### What is expected
Write out every line of the material as it stands, apart from the pictures.

(Dataset excerpt)
<<<<

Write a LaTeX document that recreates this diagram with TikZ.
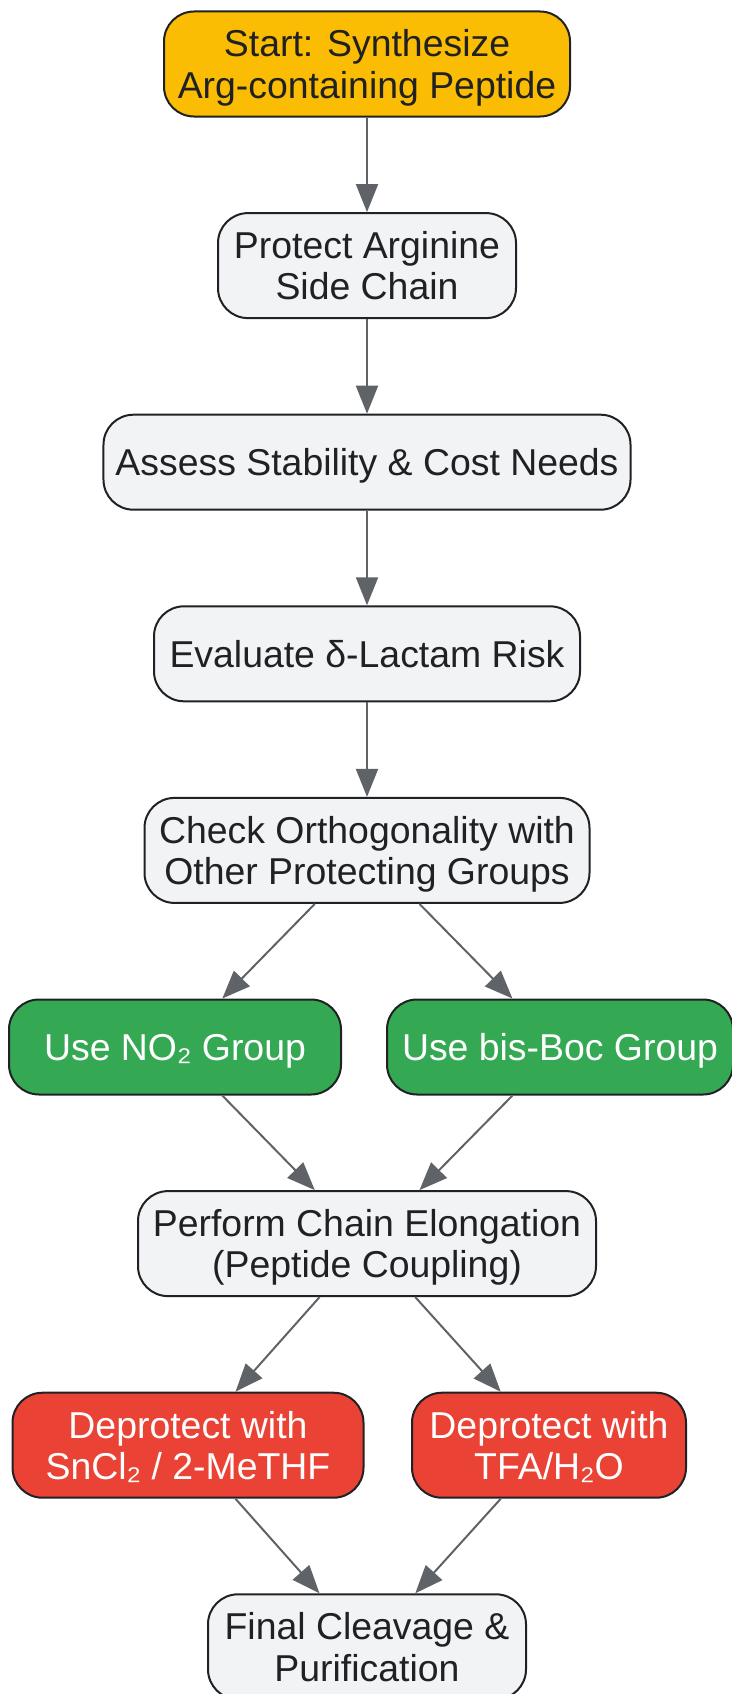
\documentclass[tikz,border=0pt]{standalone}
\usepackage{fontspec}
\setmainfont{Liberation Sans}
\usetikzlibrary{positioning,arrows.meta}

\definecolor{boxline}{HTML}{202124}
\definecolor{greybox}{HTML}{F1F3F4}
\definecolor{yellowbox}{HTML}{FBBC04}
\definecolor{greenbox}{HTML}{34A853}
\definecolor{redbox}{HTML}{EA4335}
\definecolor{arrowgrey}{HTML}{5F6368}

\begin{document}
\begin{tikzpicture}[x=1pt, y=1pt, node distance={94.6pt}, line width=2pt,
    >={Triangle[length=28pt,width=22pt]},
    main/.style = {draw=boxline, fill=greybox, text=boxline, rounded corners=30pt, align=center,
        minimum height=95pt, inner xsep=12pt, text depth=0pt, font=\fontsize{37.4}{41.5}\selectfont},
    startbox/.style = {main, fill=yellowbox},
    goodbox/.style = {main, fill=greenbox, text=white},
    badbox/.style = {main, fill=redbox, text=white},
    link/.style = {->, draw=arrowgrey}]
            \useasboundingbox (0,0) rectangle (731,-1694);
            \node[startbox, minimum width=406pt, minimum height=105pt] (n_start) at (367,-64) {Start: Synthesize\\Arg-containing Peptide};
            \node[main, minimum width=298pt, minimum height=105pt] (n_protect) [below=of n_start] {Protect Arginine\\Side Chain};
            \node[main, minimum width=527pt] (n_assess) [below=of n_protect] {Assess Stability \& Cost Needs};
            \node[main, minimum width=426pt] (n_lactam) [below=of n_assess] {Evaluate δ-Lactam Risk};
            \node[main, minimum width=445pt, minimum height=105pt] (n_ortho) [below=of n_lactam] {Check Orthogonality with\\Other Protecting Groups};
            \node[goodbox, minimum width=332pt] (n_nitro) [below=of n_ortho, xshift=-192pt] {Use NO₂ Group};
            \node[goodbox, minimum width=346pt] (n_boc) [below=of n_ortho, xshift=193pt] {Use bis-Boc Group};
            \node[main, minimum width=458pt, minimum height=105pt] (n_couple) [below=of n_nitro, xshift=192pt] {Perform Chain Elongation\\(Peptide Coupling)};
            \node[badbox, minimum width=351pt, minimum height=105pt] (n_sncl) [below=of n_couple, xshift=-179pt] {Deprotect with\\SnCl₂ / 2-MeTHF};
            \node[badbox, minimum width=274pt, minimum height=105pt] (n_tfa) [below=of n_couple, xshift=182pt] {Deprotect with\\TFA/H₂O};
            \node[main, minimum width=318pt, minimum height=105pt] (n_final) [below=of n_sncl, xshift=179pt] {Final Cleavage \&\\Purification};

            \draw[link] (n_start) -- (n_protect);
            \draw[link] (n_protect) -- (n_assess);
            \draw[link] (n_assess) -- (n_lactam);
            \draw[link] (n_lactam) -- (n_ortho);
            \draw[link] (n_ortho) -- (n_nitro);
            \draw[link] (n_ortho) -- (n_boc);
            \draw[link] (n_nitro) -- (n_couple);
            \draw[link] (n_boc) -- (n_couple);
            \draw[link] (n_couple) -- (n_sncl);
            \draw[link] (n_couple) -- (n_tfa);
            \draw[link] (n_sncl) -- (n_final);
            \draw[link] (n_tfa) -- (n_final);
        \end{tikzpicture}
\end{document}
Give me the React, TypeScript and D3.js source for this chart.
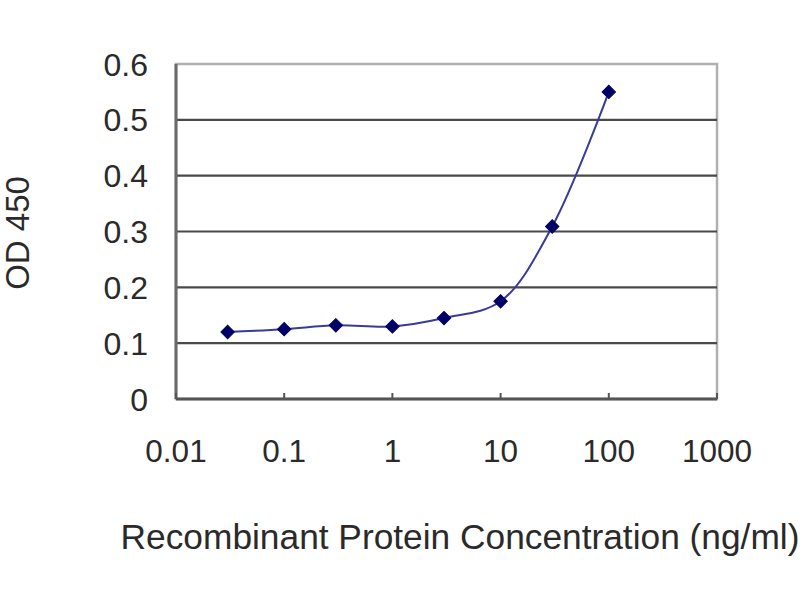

>>>>

### Solution for this problem
Write a LaTeX document that recreates this diagram with TikZ.
\documentclass[tikz,border=0pt]{standalone}
\usepackage{fontspec}
\setmainfont{Liberation Sans}
\usetikzlibrary{positioning,arrows.meta}

\definecolor{boxline}{HTML}{202124}
\definecolor{greybox}{HTML}{F1F3F4}
\definecolor{yellowbox}{HTML}{FBBC04}
\definecolor{greenbox}{HTML}{34A853}
\definecolor{redbox}{HTML}{EA4335}
\definecolor{arrowgrey}{HTML}{5F6368}

\begin{document}
\begin{tikzpicture}[x=1pt, y=1pt, node distance={94.6pt}, line width=2pt,
    >={Triangle[length=28pt,width=22pt]},
    main/.style = {draw=boxline, fill=greybox, text=boxline, rounded corners=30pt, align=center,
        minimum height=95pt, inner xsep=12pt, text depth=0pt, font=\fontsize{37.4}{41.5}\selectfont},
    startbox/.style = {main, fill=yellowbox},
    goodbox/.style = {main, fill=greenbox, text=white},
    badbox/.style = {main, fill=redbox, text=white},
    link/.style = {->, draw=arrowgrey}]
            \useasboundingbox (0,0) rectangle (731,-1694);
            \node[startbox, minimum width=406pt, minimum height=105pt] (n_start) at (367,-64) {Start: Synthesize\\Arg-containing Peptide};
            \node[main, minimum width=298pt, minimum height=105pt] (n_protect) [below=of n_start] {Protect Arginine\\Side Chain};
            \node[main, minimum width=527pt] (n_assess) [below=of n_protect] {Assess Stability \& Cost Needs};
            \node[main, minimum width=426pt] (n_lactam) [below=of n_assess] {Evaluate δ-Lactam Risk};
            \node[main, minimum width=445pt, minimum height=105pt] (n_ortho) [below=of n_lactam] {Check Orthogonality with\\Other Protecting Groups};
            \node[goodbox, minimum width=332pt] (n_nitro) [below=of n_ortho, xshift=-192pt] {Use NO₂ Group};
            \node[goodbox, minimum width=346pt] (n_boc) [below=of n_ortho, xshift=193pt] {Use bis-Boc Group};
            \node[main, minimum width=458pt, minimum height=105pt] (n_couple) [below=of n_nitro, xshift=192pt] {Perform Chain Elongation\\(Peptide Coupling)};
            \node[badbox, minimum width=351pt, minimum height=105pt] (n_sncl) [below=of n_couple, xshift=-179pt] {Deprotect with\\SnCl₂ / 2-MeTHF};
            \node[badbox, minimum width=274pt, minimum height=105pt] (n_tfa) [below=of n_couple, xshift=182pt] {Deprotect with\\TFA/H₂O};
            \node[main, minimum width=318pt, minimum height=105pt] (n_final) [below=of n_sncl, xshift=179pt] {Final Cleavage \&\\Purification};

            \draw[link] (n_start) -- (n_protect);
            \draw[link] (n_protect) -- (n_assess);
            \draw[link] (n_assess) -- (n_lactam);
            \draw[link] (n_lactam) -- (n_ortho);
            \draw[link] (n_ortho) -- (n_nitro);
            \draw[link] (n_ortho) -- (n_boc);
            \draw[link] (n_nitro) -- (n_couple);
            \draw[link] (n_boc) -- (n_couple);
            \draw[link] (n_couple) -- (n_sncl);
            \draw[link] (n_couple) -- (n_tfa);
            \draw[link] (n_sncl) -- (n_final);
            \draw[link] (n_tfa) -- (n_final);
        \end{tikzpicture}
\end{document}
Give me the React, TypeScript and D3.js source for this chart.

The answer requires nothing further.